Metasurface-enhanced Light Detection and Ranging Technology

TL;DR

This paper introduces a novel LiDAR system enhanced with metasurfaces, enabling ultra-fast, large field-of-view 3D imaging suitable for autonomous vehicles and robotics, surpassing current limitations in resolution and speed.

Contribution

The work presents a metasurface-based LiDAR technology that achieves MHz frame rates and large FoV, significantly improving imaging speed and coverage over existing systems.

Findings

Achieves up to MHz frame rate for 2D imaging

Provides large FoV up to 150 degrees

Enables simultaneous peripheral and fovea imaging zones

Abstract

Deploying advanced imaging solutions to robotic and autonomous systems by mimicking human vision requires simultaneous acquisition of multiple fields of views, named the peripheral and fovea regions. Low-resolution peripheral field provides coarse scene exploration to direct the eye to focus to a highly resolved fovea region for sharp imaging.

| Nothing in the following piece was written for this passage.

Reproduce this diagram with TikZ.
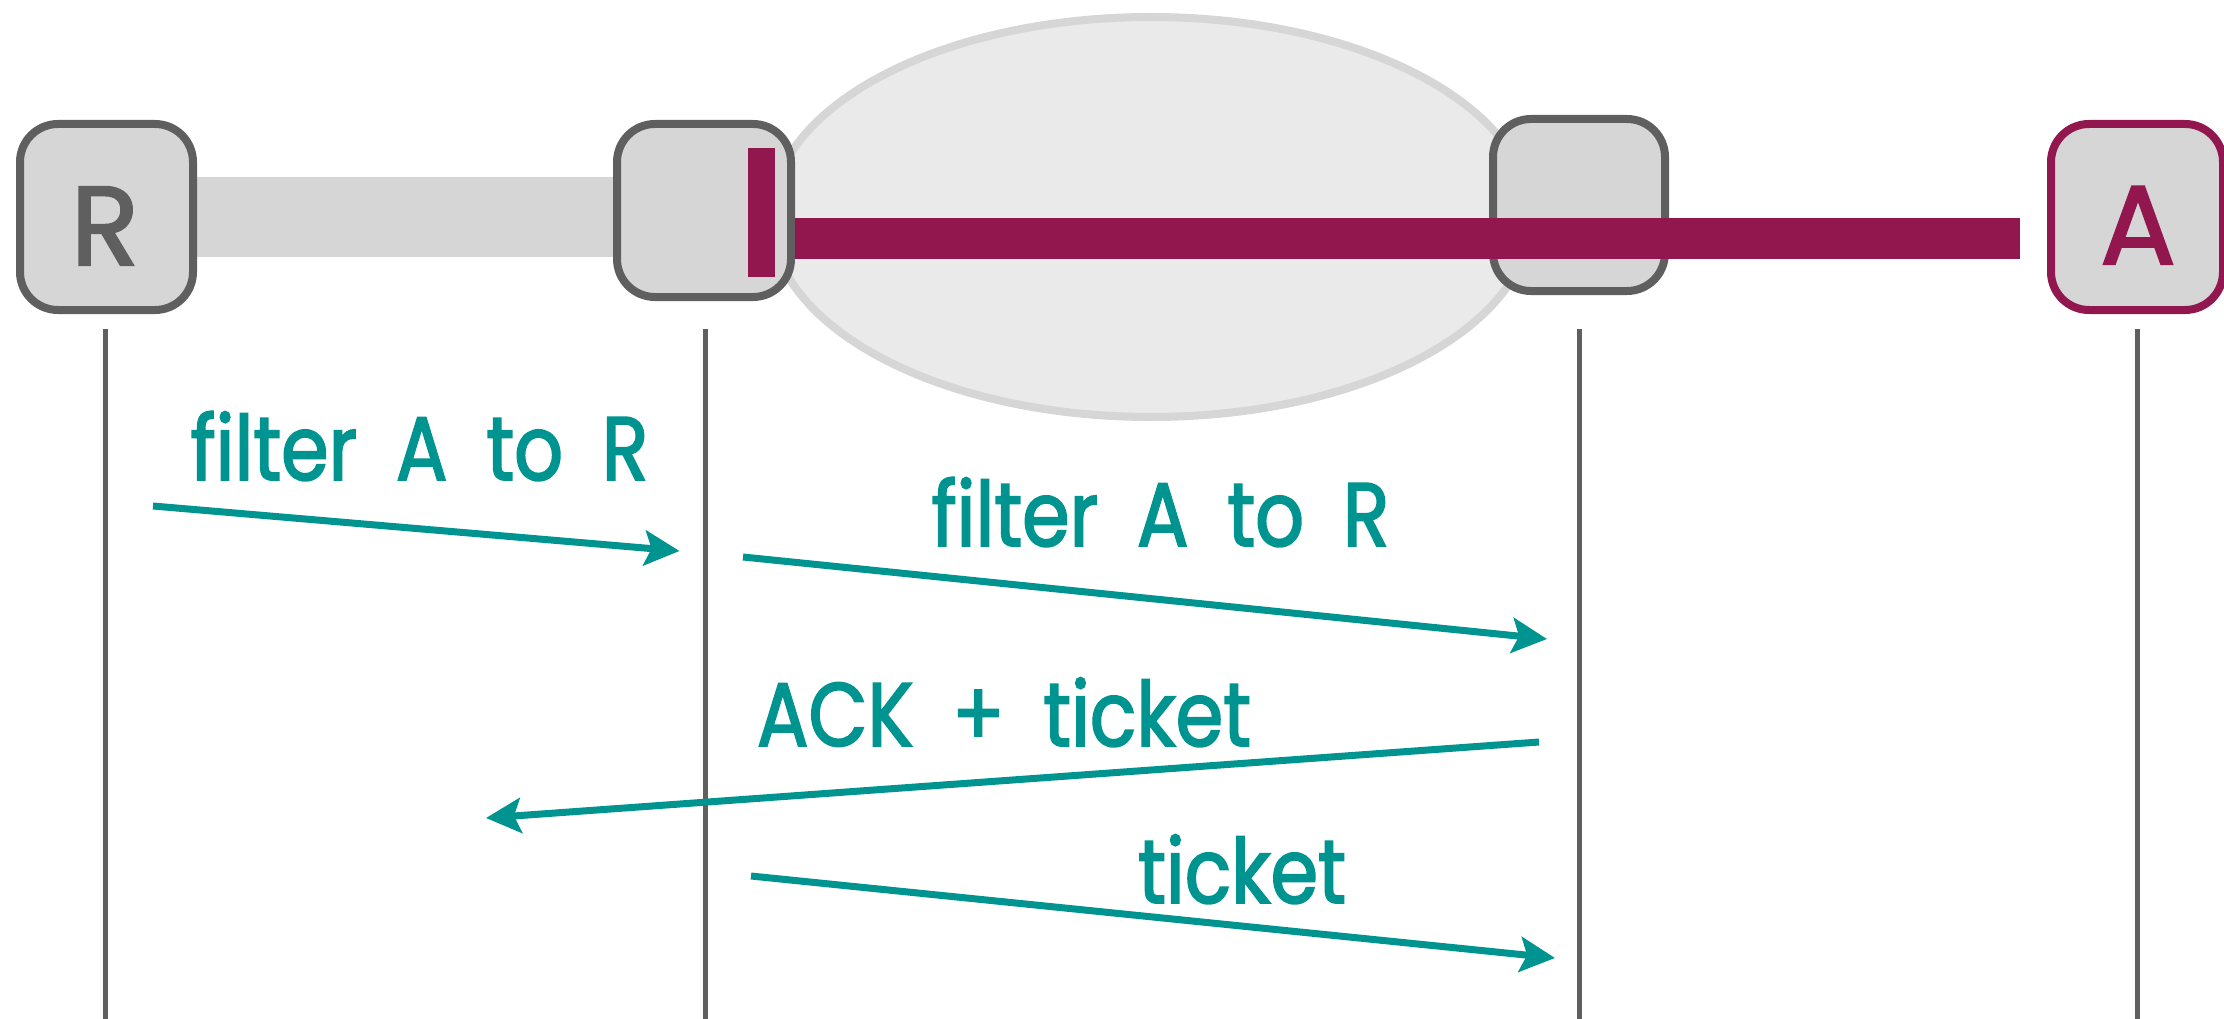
\documentclass[tikz,border=0pt]{standalone}
\usepackage{fontspec}
\newfontfamily\handfont{Poppins}[FakeStretch=0.85,FakeBold=2,WordSpace=1.9,Ligatures=NoCommon]
\newfontfamily\letterfont{Poppins}[FakeBold=2]
\usetikzlibrary{arrows.meta,shapes.geometric}
\definecolor{boxgray}{HTML}{D6D6D6}
\definecolor{boxline}{HTML}{5F5F5F}
\definecolor{lightcloud}{HTML}{EAEAEA}
\definecolor{wine}{HTML}{93174F}
\definecolor{tealmsg}{HTML}{009490}
\begin{document}
\begin{tikzpicture}[x=1pt, y=-1pt,
	endpoint/.style = {draw=boxline, fill=boxgray, line width=8pt, rounded corners=38pt, inner sep=0pt},
	letter/.style = {anchor=base, inner sep=0pt, font=\fontsize{112}{114}\letterfont},
	cloud/.style = {draw=boxgray, fill=lightcloud, line width=8pt, ellipse, inner sep=0pt, minimum width=760pt, minimum height=400pt},
	lifeline/.style = {draw=boxline, line width=5pt},
	msg/.style = {draw=tealmsg, line width=7pt, -{Stealth[length=35pt, width=35pt, inset=7pt]}},
	msglabel/.style = {anchor=base, text=tealmsg, inner sep=0pt, font=\fontsize{90}{94}\handfont}]
	\clip (0,0) rectangle (2224,1019);
	% network cloud
	\node[cloud] (net) at (1151,217) {};
	% grey link, from R to the first router
	\fill[boxgray] (197,177) rectangle (613,257);
	% routers and end hosts
	\node[endpoint, minimum width=173pt, minimum height=186pt] (R) at (106.5,217) {};
	\node[endpoint, minimum width=174pt, minimum height=173pt] (r1) at (704,210.5) {};
	\node[endpoint, minimum width=172pt, minimum height=172pt] (r2) at (1579,205) {};
	\node[endpoint, draw=wine, minimum width=172pt, minimum height=186pt] (A) at (2137,217) {};
	\node[letter, text=boxline] (Rname) at (105,265) {R};
	\node[letter, text=wine] (Aname) at (2138,264) {A};
	% wine coloured flow and filter
	\fill[wine] (795,218) rectangle (2020,259);
	\fill[wine] (748,148) rectangle (775,277);
	% lifelines
	\foreach \name/\xpos in {R/105, r1/705, r2/1579, A/2137} {
		\coordinate (\name top) at (\xpos,329);
		\coordinate (\name bot) at (\xpos,1019);
		\draw[lifeline] (\name top) -- (\name bot);
	}
	% messages
	\coordinate (m1s) at (153,506);
	\coordinate (m1e) at (679.5,551);
	\coordinate (m2s) at (743,557);
	\coordinate (m2e) at (1547,639);
	\coordinate (m3s) at (1539,742);
	\coordinate (m3e) at (486,818);
	\coordinate (m4s) at (751,876);
	\coordinate (m4e) at (1555,958);
	\draw[msg] (m1s) -- (m1e);
	\draw[msg] (m2s) -- (m2e);
	\draw[msg] (m3s) -- (m3e);
	\draw[msg] (m4s) -- (m4e);
	\node[msglabel] (l1) at (419.5,480) {filter A to R};
	\node[msglabel] (l2) at (1160.5,546) {filter A to R};
	\node[msglabel] (l3) at (1004,746) {ACK + ticket};
	\node[msglabel] (l4) at (1242,903) {ticket};
\end{tikzpicture}
\end{document}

Among 3D computer vision techniques, Light Detection and Ranging (LiDAR) is currently considered at the industrial level for robotic vision. LiDAR is an imaging technique that monitors pulses of light at optical frequencies to sense the space and to recover three-dimensional ranging information. Notwithstanding the efforts on LiDAR integration and optimization, commercially available devices have slow frame rate and low image resolution, notably limited by the performance of mechanical or slow solid-state deflection systems. Metasurfaces (MS) are versatile optical components that can distribute the optical power in desired regions of space. Here, we report on an advanced LiDAR technology that uses ultrafast low FoV deflectors cascaded with large area metasurfaces to achieve large FoV and simultaneous peripheral and central imaging zones. This technology achieves MHz frame rate for 2D imaging, and up to KHz for 3D imaging, with extremely large FoV (up to 150{\deg}deg. on both vertical and horizontal scanning axes). The use of this disruptive LiDAR technology with advanced learning algorithms offers perspectives to improve further the perception capabilities and decision-making process of autonomous vehicles and robotic systems.